L’assassinat des moines dans un maquis par des ravisseurs jamais identifiés allait permettre à la thèse du «qui tue qui» de survivre encore longtemps !

Revenons aux faits. Dans la nuit du 26 au 27 mars 1996, sept citoyens français vivant en Algérie et appartenant à la communauté monastique de Tibhirine, près de Médéa, étaient enlevés par un groupe d’hommes armés.

Un mois plus tard, le 26 avril, un communiqué du GIA, portant le numéro 43 et signé par l’émir du GIA, Djamel Zitouni, est publié à Londres par le quotidien Al Hayat.

Daté du 18 avril, et ayant d’abord circulé en quelques exemplaires à Médéa, il revendique l’enlèvement des moines et propose à la France un échange de prisonniers, entre autres Abdelhak Laayada, en prison à Alger depuis 1994.

Deux mois après l’enlèvement des sept moines, un second communiqué du GIA signé par le même Djamel Zitouni annonçait qu’ils avaient été exécutés le 21 mai et accuse le gouvernement français d’avoir «trahi» les négociations.

Les autorités algériennes annonceront la découverte des corps le 31 mai.

Ce sont là les faits connus par tout le monde. Viennent ensuite des enquêtes d’investigation de journalistes et des révélations faites par d’anciens terroristes et autres déserteurs de l’ANP.

Selon John W. Kiser, un journaliste d’investigation, durant la captivité des moines, des négociations entre les responsables français de la sécurité et le GIA ont été menées.

Le général Philippe Rondot, de la DST, était d’ailleurs venu à Alger pour rencontrer des responsables du DRS algériens à cette époque.

Une cassette audio, enregistrée le 20 avril par les moines prisonniers, prouvant qu’ils étaient encore vivants à cette date, fut remise à l’ambassade de France à Alger par un émissaire le 30 avril.

Le livre de René Guitton, donne d’autres éléments supplémentaires.

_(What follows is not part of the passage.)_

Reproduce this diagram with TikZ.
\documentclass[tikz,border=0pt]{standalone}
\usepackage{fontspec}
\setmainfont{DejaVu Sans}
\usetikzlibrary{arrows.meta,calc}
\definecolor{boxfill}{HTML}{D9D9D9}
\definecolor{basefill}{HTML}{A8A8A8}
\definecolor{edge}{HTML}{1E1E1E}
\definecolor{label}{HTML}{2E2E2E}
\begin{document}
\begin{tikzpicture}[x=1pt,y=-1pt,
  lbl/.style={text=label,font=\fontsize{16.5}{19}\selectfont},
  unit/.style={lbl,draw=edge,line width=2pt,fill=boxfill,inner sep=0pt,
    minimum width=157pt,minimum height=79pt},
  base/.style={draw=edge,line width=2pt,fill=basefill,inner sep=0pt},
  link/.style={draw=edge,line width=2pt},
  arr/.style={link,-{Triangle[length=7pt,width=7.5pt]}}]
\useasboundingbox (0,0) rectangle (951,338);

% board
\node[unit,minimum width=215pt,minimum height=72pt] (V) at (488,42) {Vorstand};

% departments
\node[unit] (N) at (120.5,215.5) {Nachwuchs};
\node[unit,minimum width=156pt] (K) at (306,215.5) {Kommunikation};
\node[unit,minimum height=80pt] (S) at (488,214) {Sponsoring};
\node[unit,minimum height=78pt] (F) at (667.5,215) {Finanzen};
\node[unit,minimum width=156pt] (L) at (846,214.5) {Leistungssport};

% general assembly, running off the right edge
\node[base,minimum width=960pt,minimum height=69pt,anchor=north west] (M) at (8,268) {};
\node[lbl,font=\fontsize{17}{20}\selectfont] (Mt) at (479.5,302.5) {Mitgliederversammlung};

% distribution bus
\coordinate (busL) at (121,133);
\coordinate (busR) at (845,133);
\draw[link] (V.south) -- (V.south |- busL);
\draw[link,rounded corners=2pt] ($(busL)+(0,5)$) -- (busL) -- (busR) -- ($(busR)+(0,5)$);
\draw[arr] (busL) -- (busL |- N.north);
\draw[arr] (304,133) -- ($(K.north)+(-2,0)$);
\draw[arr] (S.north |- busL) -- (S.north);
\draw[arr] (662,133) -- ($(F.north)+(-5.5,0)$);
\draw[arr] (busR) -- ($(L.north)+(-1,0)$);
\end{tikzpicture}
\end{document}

À partir d’informations obtenues à l’évidence des services secrets français, la DST a mené des négociations tout au long de la période de captivité.

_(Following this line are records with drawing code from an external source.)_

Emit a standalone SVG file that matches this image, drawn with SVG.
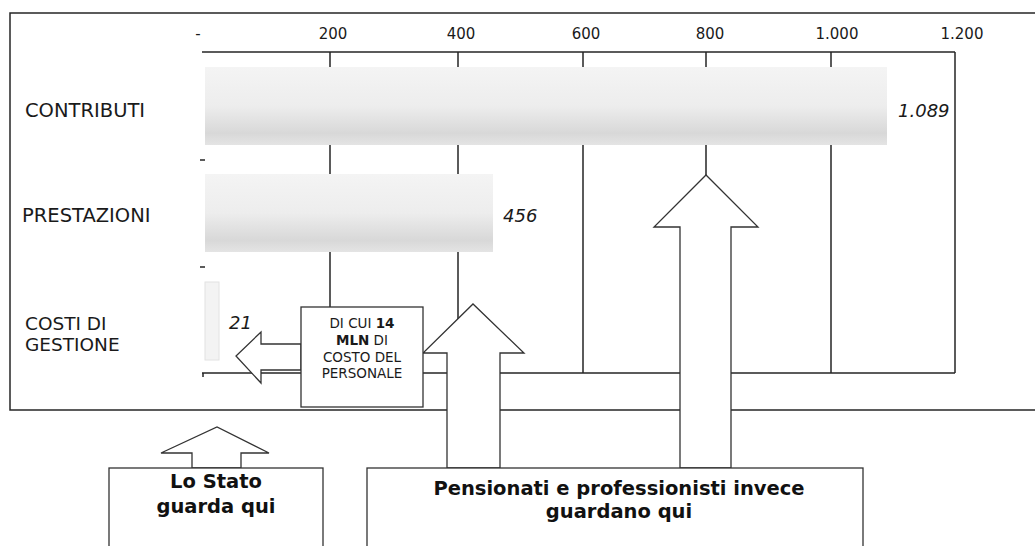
<svg xmlns="http://www.w3.org/2000/svg" width="1035" height="546" viewBox="0 0 1035 546">
<defs>
<style>
.ln{stroke:#262626;stroke-width:1.5;fill:none}
.sh{stroke:#333;stroke-width:1.3;fill:#fff}
.cat{font-family:"DejaVu Sans",Verdana,sans-serif;font-size:19.5px;fill:#1a1a1a}
.cat2{font-family:"DejaVu Sans",Verdana,sans-serif;font-size:18.5px;fill:#1a1a1a}
.tick{font-family:"DejaVu Sans",Verdana,sans-serif;font-size:15px;fill:#1a1a1a;text-anchor:middle}
.val{font-family:"DejaVu Sans",Verdana,sans-serif;font-size:18px;font-style:italic;fill:#1a1a1a}
.note{font-family:"DejaVu Sans",Verdana,sans-serif;font-size:13.5px;fill:#1a1a1a;text-anchor:middle}
.big{font-family:"DejaVu Sans",Verdana,sans-serif;font-size:19.5px;font-weight:bold;fill:#111;text-anchor:middle}
</style>
<linearGradient id="bar" x1="0" y1="0" x2="0" y2="1">
<stop offset="0" stop-color="#f4f4f4"/>
<stop offset="0.5" stop-color="#ededed"/>
<stop offset="0.85" stop-color="#d8d8d8"/>
<stop offset="1" stop-color="#e4e4e4"/>
</linearGradient>
</defs>
<rect width="1035" height="546" fill="#fff"/>
<g id="frame">
<path class="ln" d="M1040,13 H10 V410 H1040" stroke-width="2"/>
</g>
<g id="grid">
<path class="ln" d="M330,52 V373 M458,52 V373 M583,52 V373 M706,52 V373 M831,52 V373 M955,52 V373"/>
<path class="ln" d="M202,52 H955 M202,373 H955 M200,160 H205 M200,267 H205 M203,373 V377"/>
</g>
<g id="bars">
<rect x="205" y="67" width="682" height="78" fill="url(#bar)"/>
<rect x="205" y="174" width="288" height="78" fill="url(#bar)"/>
<rect x="205" y="282" width="14" height="78" fill="#f3f3f3" stroke="#e2e2e2" stroke-width="1"/>
</g>
<g id="axis-labels">
<text class="tick" x="198" y="39">-</text>
<text class="tick" x="333" y="39">200</text>
<text class="tick" x="461" y="39">400</text>
<text class="tick" x="586" y="39">600</text>
<text class="tick" x="710" y="39">800</text>
<text class="tick" x="837" y="39">1.000</text>
<text class="tick" x="962" y="39">1.200</text>
<text class="cat" x="25" y="117">CONTRIBUTI</text>
<text class="cat" x="22" y="222">PRESTAZIONI</text>
<text class="cat2" x="25" y="330">COSTI DI</text>
<text class="cat2" x="25" y="351">GESTIONE</text>
<text class="val" x="898" y="117">1.089</text>
<text class="val" x="503" y="222">456</text>
<text class="val" x="229" y="329">21</text>
</g>
<g id="connectors">
<polygon id="arrow-left" class="sh" points="301,344 261,344 261,332 236,356 261,383 261,370 301,370"/>
<polygon id="arrow-mid" class="sh" points="447,468 447,353 423,353 473,304 524,353 500,353 500,468"/>
<polygon id="arrow-big" class="sh" points="680,468 680,227 654,227 706,175 758,227 731,227 731,468"/>
<polygon id="arrow-stato" class="sh" points="192,468 192,453 161,453 217,427 269,453 241,453 241,468"/>
</g>
<g id="box-personale">
<rect class="sh" x="301" y="307" width="122" height="100"/>
<text class="note" x="362" y="328">DI CUI <tspan font-weight="bold">14</tspan></text>
<text class="note" x="362" y="345"><tspan font-weight="bold">MLN</tspan> DI</text>
<text class="note" x="362" y="362">COSTO DEL</text>
<text class="note" x="362" y="378">PERSONALE</text>
</g>
<g id="box-stato">
<rect class="sh" x="109" y="468" width="214" height="100"/>
<text class="big" x="216" y="488">Lo Stato</text>
<text class="big" x="216" y="513">guarda qui</text>
</g>
<g id="box-pensionati">
<rect class="sh" x="367" y="468" width="496" height="100"/>
<text class="big" x="619" y="495">Pensionati e professionisti invece</text>
<text class="big" x="619" y="518">guardano qui</text>
</g>
</svg>
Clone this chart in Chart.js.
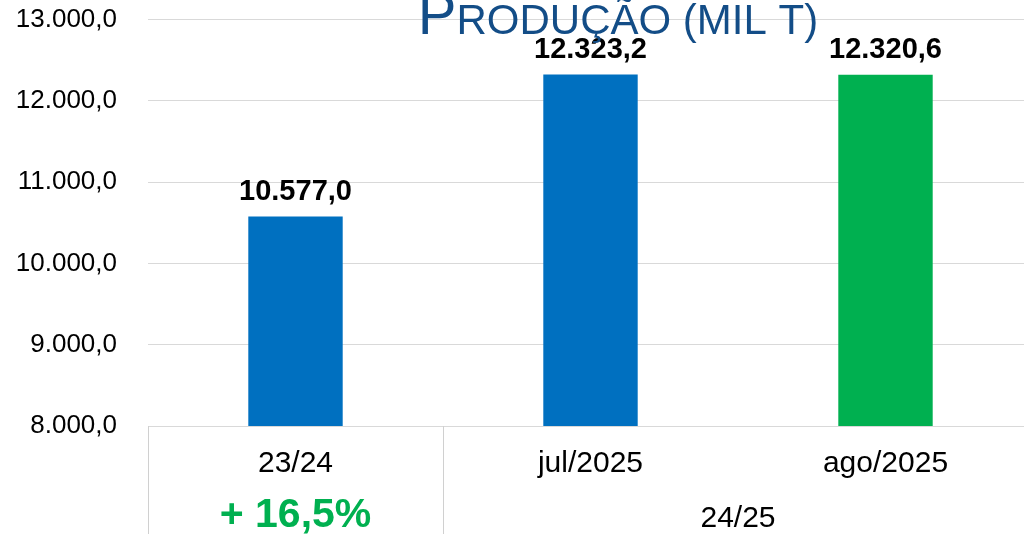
<!DOCTYPE html>
<html>
<head>
<meta charset="utf-8">
<script src="https://cdn.jsdelivr.net/npm/chart.js@4.4.1/dist/chart.umd.min.js"></script>
<style>
  html, body { margin:0; padding:0; background:#fff; overflow:hidden; }
  #wrap { position:absolute; left:0; top:-27px; width:1040px; height:561px; }
</style>
</head>
<body>
<div id="wrap"><canvas id="barChart"></canvas></div>
<script>
const categories = ['23/24', 'jul/2025', 'ago/2025'];
const production = [10577.0, 12323.2, 12320.6];
const barColors = ['#0070C0', '#0070C0', '#00B050'];
const groupLabels = ['+ 16,5%', '24/25'];
const groupStart = [0, 1];
const groupEnd = [0, 2];
const groupColors = ['#00B050', '#000000'];
const yTicks = [8000, 9000, 10000, 11000, 12000, 13000];

const FONT = '"Liberation Sans", Arial, sans-serif';

function fmt(v) {
  const parts = v.toFixed(1).split('.');
  const intPart = parts[0].replace(/\B(?=(\d{3})+(?!\d))/g, '.');
  return intPart + ',' + parts[1];
}

const extras = {
  id: 'extras',
  afterDatasetsDraw(chart) {
    const ctx = chart.ctx;
    const meta = chart.getDatasetMeta(0);
    ctx.save();
    ctx.fillStyle = '#000';
    ctx.font = 'bold 29px ' + FONT;
    ctx.textAlign = 'center';
    ctx.textBaseline = 'alphabetic';
    meta.data.forEach((bar, i) => {
      ctx.fillText(fmt(production[i]), bar.x, bar.y - 17);
    });
    ctx.restore();
  },
  afterDraw(chart) {
    const ctx = chart.ctx;
    const x = chart.scales.x;
    const area = chart.chartArea;
    const half = (x.getPixelForValue(1) - x.getPixelForValue(0)) / 2;
    ctx.save();
    // group separators
    ctx.strokeStyle = '#d0d0d0';
    ctx.lineWidth = 1;
    const bounds = new Set();
    groupStart.forEach((s, g) => {
      bounds.add(Math.round(x.getPixelForValue(s) - half) + 0.5);
      bounds.add(Math.round(x.getPixelForValue(groupEnd[g]) + half) + 0.5);
    });
    bounds.forEach(px => {
      ctx.beginPath();
      ctx.moveTo(px, area.bottom);
      ctx.lineTo(px, chart.height);
      ctx.stroke();
    });
    // group labels
    ctx.textAlign = 'center';
    ctx.textBaseline = 'alphabetic';
    groupLabels.forEach((lbl, g) => {
      const cx = (x.getPixelForValue(groupStart[g]) + x.getPixelForValue(groupEnd[g])) / 2;
      ctx.fillStyle = groupColors[g];
      ctx.font = (g === 0 ? 'bold 41px ' : '30px ') + FONT;
      ctx.fillText(lbl, cx, area.bottom + 101);
    });
    // title in small caps
    const first = 'P', rest = 'RODUÇÃO (MIL T)';
    ctx.fillStyle = '#134D87';
    ctx.font = '58px ' + FONT;
    const w1 = ctx.measureText(first).width;
    ctx.font = '42px ' + FONT;
    const w2 = ctx.measureText(rest).width;
    let tx = 618 - (w1 + w2) / 2;
    const ty = area.top + 14;
    ctx.textAlign = 'left';
    ctx.font = '58px ' + FONT;
    ctx.fillText(first, tx, ty);
    ctx.font = '42px ' + FONT;
    ctx.fillText(rest, tx + w1, ty);
    ctx.restore();
  }
};

new Chart(document.getElementById('barChart'), {
  type: 'bar',
  data: {
    labels: categories,
    datasets: [{
      data: production,
      backgroundColor: barColors,
      barPercentage: 0.32,
      categoryPercentage: 1.0
    }]
  },
  options: {
    responsive: true,
    maintainAspectRatio: false,
    animation: false,
    layout: { padding: { left: 0, right: 7, top: 19, bottom: 0 } },
    plugins: { legend: { display: false }, tooltip: { enabled: false }, title: { display: false } },
    scales: {
      x: {
        grid: { display: false, drawTicks: false },
        border: { display: true, color: '#d9d9d9', width: 1 },
        ticks: { color: '#000', font: { family: FONT, size: 30 }, padding: 20, maxRotation: 0 },
        afterFit(scale) { scale.height = 108; }
      },
      y: {
        min: 8000,
        max: 13000,
        afterBuildTicks(scale) { scale.ticks = yTicks.map(v => ({ value: v })); },
        grid: { color: '#d9d9d9', drawTicks: false },
        border: { display: false },
        ticks: { color: '#000', font: { family: FONT, size: 26 }, padding: 31, callback: v => fmt(v) },
        afterFit(scale) { scale.width = 148; }
      }
    }
  },
  plugins: [extras]
});
</script>
</body>
</html>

Selon l’auteur, Jean-Charles Marchiani, préfet du Var et proche de Charles Pasqua (ministre de l’Intérieur à l’époque), aurait réussi à établir un contact avec les ravisseurs, et la libération des moines, à en croire Marchiani, aurait eu lieu si la DGSE ne l’avait pas «court-circuité».

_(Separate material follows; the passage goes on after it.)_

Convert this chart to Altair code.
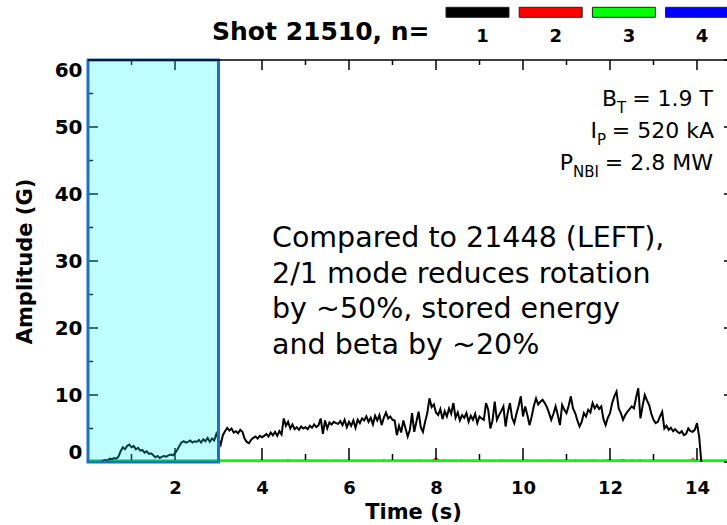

Il faut rappeler également qu’après la visite de l’émissaire du GIA à l’ambassade de France et avant le deuxième communiqué du GIA, le président Chirac avait déclaré : «Nous ne négocierons pas».

Une année après l’assassinat des moines, Ali Benhadjar, un ex-émir du GIA, qui s’en est éloigné en 1996 pour former son propre mouvement (la Ligue islamique pour la Daoua et le Djihad) s’exprime sur cette affaire en affirmant que Djamel Zitouni lui demanda au mois de mars 1996 d’enlever les moines et comment il refusa.

Devant ce refus, Zitouni aurait fait appel à des groupuscules d’autres zones.

Abdelkader Tigha, résidant actuellement en Jordanie, ancien adjudant du DRS, a une autre version des faits.

Le «voleur de Bangkok» et «transfuge de l’ANP» a attendu décembre 2002 pour soutenir, dans le quotidien français Libération, que Djamel Zitouni était un agent du DRS et que c’est cette direction qui a organisé l’enlèvement des moines «pour les obliger à quitter le territoire national» !

Si le DRS est derrière l’enlèvement, ne pouvait-il pas savoir où se réfugiait le groupe armé en compagnie des moines otages pour éviter la «bavure» ?

Parce que, à croire Teguia, le DRS n’avait pas l’intention de tuer les moines mais juste de les décider à quitter l’Algérie !

Toutes ces thèses, avancées des années après le drame, par des personnes dont le témoignage ne peut être fiable (vu que chacune a un compte à régler avec une des parties citées) ne peuvent constituer une référence.

Il ne reste donc que des faits : des moines ont été pris en otages par des groupes du GIA dans l’espoir de libérer leurs acolytes; les négociations ont échoué; leur assassinat a été décidé.

Dans le cas où il y aurait eu «bavure», ne serait-il pas plutôt aux services français de déterrer leurs dossiers et de lever «le secret défense» comme l’exige le président Sarkozy mais surtout d’expliquer les raisons de «l’enterrement volontaire» de cette affaire.

Car, pour l’Algérie et même si les déclarations du général François Buchwalter s’avèrent exactes, assumer une bavure en période de «guerre» contre le terrorisme n’est pas un déshonneur.